On privacy risk of publishing data and models
COM2 Level 4
Executive Classroom, COM2-04-02
closeAbstract:
In this talk, we address the risk of breach of privacy during the publication of datasets as well as machine learning models.
Synthetically generated datasets, which preserve the relationships among attributes of the original datasets, provide a convenient way to publish datasets with a lowered risk of breach of privacy. We conduct experiments on traditional techniques of partially and fully synthetic dataset generation using various discriminative models. We complement our experiments by adapting and extending a generative model, namely Latent Dirichlet Allocation, to handle spatiotemporal data.
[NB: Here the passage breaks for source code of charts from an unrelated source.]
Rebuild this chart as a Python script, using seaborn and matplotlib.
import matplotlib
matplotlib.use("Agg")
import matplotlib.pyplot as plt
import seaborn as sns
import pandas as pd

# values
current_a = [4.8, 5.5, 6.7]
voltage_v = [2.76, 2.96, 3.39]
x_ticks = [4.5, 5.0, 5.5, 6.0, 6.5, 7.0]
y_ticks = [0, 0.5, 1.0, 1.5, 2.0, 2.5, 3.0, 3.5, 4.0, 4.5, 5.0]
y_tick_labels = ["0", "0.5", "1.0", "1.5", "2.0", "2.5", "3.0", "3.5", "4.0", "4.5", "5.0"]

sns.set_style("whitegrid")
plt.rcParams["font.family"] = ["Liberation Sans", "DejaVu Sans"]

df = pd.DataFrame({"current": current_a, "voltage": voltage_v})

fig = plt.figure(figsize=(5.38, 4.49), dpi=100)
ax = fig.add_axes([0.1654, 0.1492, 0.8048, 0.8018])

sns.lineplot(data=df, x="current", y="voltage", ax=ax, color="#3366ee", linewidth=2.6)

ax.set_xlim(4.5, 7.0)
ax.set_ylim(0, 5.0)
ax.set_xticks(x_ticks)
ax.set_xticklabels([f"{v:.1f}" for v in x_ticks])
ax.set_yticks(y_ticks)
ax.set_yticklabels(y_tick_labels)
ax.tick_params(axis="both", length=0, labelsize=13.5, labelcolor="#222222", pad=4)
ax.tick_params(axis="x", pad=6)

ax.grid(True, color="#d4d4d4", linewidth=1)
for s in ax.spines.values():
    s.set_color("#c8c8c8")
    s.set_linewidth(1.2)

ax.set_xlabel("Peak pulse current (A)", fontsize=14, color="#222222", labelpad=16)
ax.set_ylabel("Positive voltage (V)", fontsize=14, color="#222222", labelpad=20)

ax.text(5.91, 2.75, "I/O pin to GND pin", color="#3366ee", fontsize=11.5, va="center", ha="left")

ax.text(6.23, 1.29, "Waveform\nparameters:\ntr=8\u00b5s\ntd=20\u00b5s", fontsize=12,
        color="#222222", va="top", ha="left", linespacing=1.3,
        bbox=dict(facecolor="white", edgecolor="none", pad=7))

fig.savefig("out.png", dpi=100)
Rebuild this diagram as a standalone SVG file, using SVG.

We use the trained model for generating travelling records of commuters.
Recent attacks on machine learning models such as membership inference attack and model inversion attack instantiate the leakage information through the trained machine learning models. We use differential privacy to provide quantifiable privacy guarantees for the publication of parametric as well as non-parametric machine learning models.
We observe two difficulties while using differential privacy in a real-world setting. Firstly, the privacy level of differential privacy is an upper bound on the worst-case privacy loss. A loose upper bound leads to a higher loss in the utility. We propose privacy at risk that provides probabilistic bounds on the privacy level by accounting for various sources of randomness. Thus, privacy at risk quantifies the confidence for a privacy level at a specified value of utility. Secondly, the privacy level of differential privacy is too abstract to be actionable in a business setting. We propose a cost model that bridges the gap between privacy level and compensation budget estimated by a GDPR compliant business entity. The proposed cost model also helps in balancing the privacy-utility tradeoff.